Purple yams, officially referred to as ubes, are a common ingredient in Filipino kitchens. These yams are actually violet in color and are used in all different types of recipes. They have even been known to make a pleasant looking violet-colored cake.
Many yam aficionados will tell you that true Filipino ubes have a darker skin than the purple yams, referred to as such, which are available in the United States.
Yams are not potatoes and should not be confused with purple Peruvian potatoes that are available, at some grocery stores and farm stands.
One of the most common Filipino ube recipes is Halayang Ube or purple yam jam. This is made from powdered ube, milk, condensed milk, egg yolks and butter.
Ube Balls are common, as well. This dish consists of condensed milk, mashed ube, cornstarch and water. The condensed milk and ube are heated over low heat, until somewhat warm.
At that point, cornstarch and violet food coloring is added. Continue cooking until mixture thickens. Stir constantly. Mixture is ready to cool, when it separates from the pan.

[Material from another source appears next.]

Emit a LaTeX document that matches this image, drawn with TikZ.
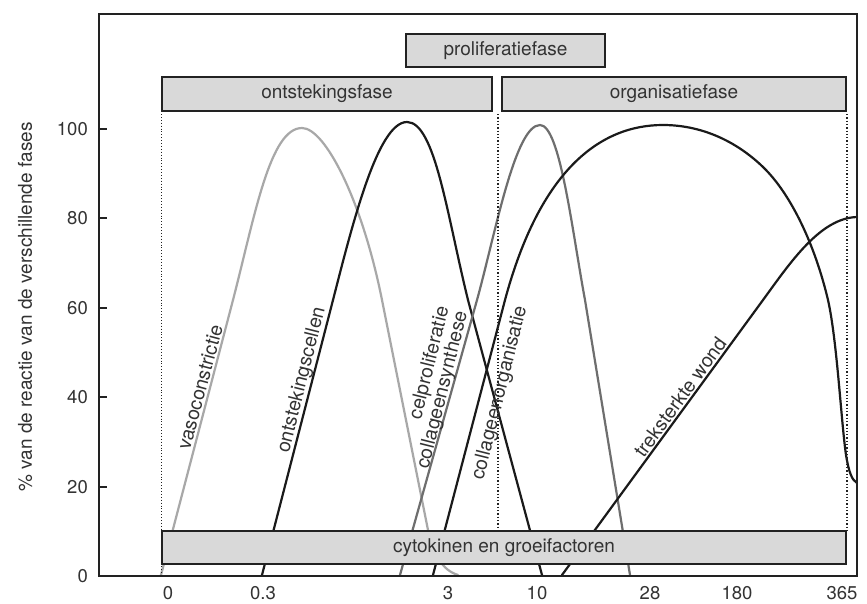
\documentclass[tikz,border=0pt]{standalone}
\usepackage{fontspec}
\setmainfont{TeX Gyre Heros}
\definecolor{txt}{HTML}{333333}
\definecolor{boxfill}{HTML}{D9D9D9}
\definecolor{framecol}{HTML}{222222}
\definecolor{lgray}{HTML}{A8A8A8}
\definecolor{mgray}{HTML}{6E6E6E}
\definecolor{cblack}{HTML}{1A1A1A}
\begin{document}
\begin{tikzpicture}[x=1pt,y=-1pt,
  phasebox/.style={draw=framecol, line width=2pt, fill=boxfill, inner sep=0pt, text=txt, font=\fontsize{19}{22}\selectfont},
  ticklbl/.style={text=txt, font=\fontsize{18.5}{22}\selectfont, inner sep=0pt},
  axlbl/.style={text=txt, font=\fontsize{19}{22}\selectfont, inner sep=0pt},
  curvelbl/.style={text=txt, font=\fontsize{19.5}{23}\selectfont, inner sep=0pt},
  curve/.style={line width=2.2pt, line cap=round, line join=round},
  sepline/.style={dotted, line width=1.3pt, draw=framecol}
]
\useasboundingbox (0,0) rectangle (867,603);
\fill[white] (0,0) rectangle (867,603);

% vasoconstrictie
\draw[curve, draw=lgray] (161,575) -- (233,300)
  .. controls (255,215) and (270,128) .. (302,128)
  .. controls (325,128) and (362,200) .. (382,300)
  -- (428,530) .. controls (434,555) and (442,570) .. (458,575);
% ontstekingscellen
\draw[curve, draw=cblack] (262,575) -- (333,300)
  .. controls (353,222) and (378,122) .. (407,122)
  .. controls (435,122) and (447,215) .. (468,300)
  -- (542,575);
% celproliferatie / collageensynthese
\draw[curve, draw=mgray] (400,575) -- (477,300)
  .. controls (495,235) and (515,125) .. (540,125)
  .. controls (560,125) and (572,230) .. (585,300)
  -- (630,575);
% collageenorganisatie
\draw[curve, draw=cblack] (433,575) -- (505,300)
  .. controls (540,170) and (600,125) .. (663,125)
  .. controls (700,125) and (735,140) .. (763,167)
  .. controls (791,194) and (815,245) .. (828,300)
  .. controls (837,340) and (841,420) .. (846,455)
  .. controls (849,473) and (852,480) .. (857,483);
% treksterkte wond
\draw[curve, draw=cblack] (562,575) -- (763,300)
  .. controls (790,263) and (820,218) .. (857,217);

% curve labels
\node[curvelbl, rotate=75] (lvaso) at (200,387) {vasoconstrictie};
\node[curvelbl, rotate=76] (lont) at (302,380) {ontstekingscellen};
\node[curvelbl, rotate=76] (lcel) at (430,363) {celproliferatie};
\node[curvelbl, rotate=76] (lcoll) at (443,390) {collageensynthese};
\node[curvelbl, rotate=76] (lorg) at (500,393) {collageenorganisatie};
\node[curvelbl, rotate=54] (ltrek) at (680,397) {treksterkte wond};

% dotted separators
\draw[sepline, line width=0.9pt] (161,114) -- (161,576);
\draw[sepline] (498,114) -- (498,530);
\draw[sepline] (847,114) -- (847,530);

% phase boxes
\node[phasebox, minimum width=199pt, minimum height=33pt] (prolif) at (505.5,50.5) {proliferatiefase};
\node[phasebox, minimum width=330pt, minimum height=34pt] (ontst) at (327,94) {ontstekingsfase};
\node[phasebox, minimum width=344pt, minimum height=34pt] (organ) at (674,94) {organisatiefase};
\node[phasebox, minimum width=684pt, minimum height=33pt] (cyto) at (504,547.5) {cytokinen en groeifactoren};

% frame
\draw[framecol, line width=2.4pt] (99,14) rectangle (857,576);

% y ticks
\foreach \v in {0,20,40,60,80,100}{
  \draw[framecol, line width=2pt] (99,{576-4.47*\v}) -- (107,{576-4.47*\v});
  \node[ticklbl, anchor=east] (yt\v) at (88,{576-4.47*\v}) {\v};
}
% x labels
\node[ticklbl, anchor=base] (x0) at (168,599) {0};
\node[ticklbl, anchor=base] (x1) at (263,599) {0.3};
\node[ticklbl, anchor=base] (x2) at (448,599) {3};
\node[ticklbl, anchor=base] (x3) at (537,599) {10};
\node[ticklbl, anchor=base] (x4) at (650,599) {28};
\node[ticklbl, anchor=base] (x5) at (737,599) {180};
\node[ticklbl, anchor=base] (x6) at (842,599) {365};

% y axis label
\node[axlbl, rotate=90] (ylab) at (25,307) {\% van de reactie van de verschillende fases};
\end{tikzpicture}
\end{document}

Once ube mixture has completely cooled, shape into small balls. Roll in sugar and tightly wrap in plastic wrap, to store.
Other uses for ube yams in Filipino food is as an ingredient in cakes, cupcakes and the beverage Halo-Halo.
Filipino food is highly regarded an exotic cuisine in many parts of the world and the ube yam is one of the ingredients that sets Filipino food apart from other cuisines of the region.